Traditional computers use bits as a basic digital unit of information, either a zero or a one. There only two possible states. However, quantum computing uses qubits, which can either be zero, one, zero and one, or an infinite number of combinations between.
In theory, at least, if quantum computers started to take over from silicon based integrated circuits as the building blocks of computers, Moore's Law, the applications of which mean that computers double in speed every 18 months or so, would begin to look positively sluggish. Some say that quantum computers could be a billion times faster than a PC today.
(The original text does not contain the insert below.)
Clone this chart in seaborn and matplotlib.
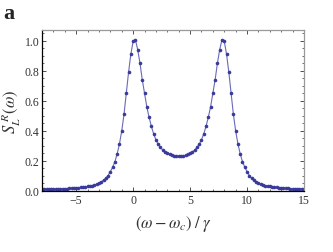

Except that they are only faster and superior in certain scenarios, such as dealing with and processing a huge volume of numbers. In other words, they must be pretty good for high frequency trading.
So what does this mean?
Once the technology is working, new opportunities will emerge for arbitrage trading at a speed that makes the current pace of things look amateur. But if quantum computing was to become widespread, this would lead to the cost of of quantum computing falling, in turn meaning that more firms will operate on a high-frequency trading model. Thus, the smallest of imperfections that the HFT community current has to deal with, for example 'flash crashes', will possibly be affecting the industry on a much bigger scale with much bigger consequences.
The regulators will need quantum computers to try and keep track of what is happening, and ultimately may conclude that they have to wrap high frequency trading in cotton wool, regulating the advantages of quantum computing away.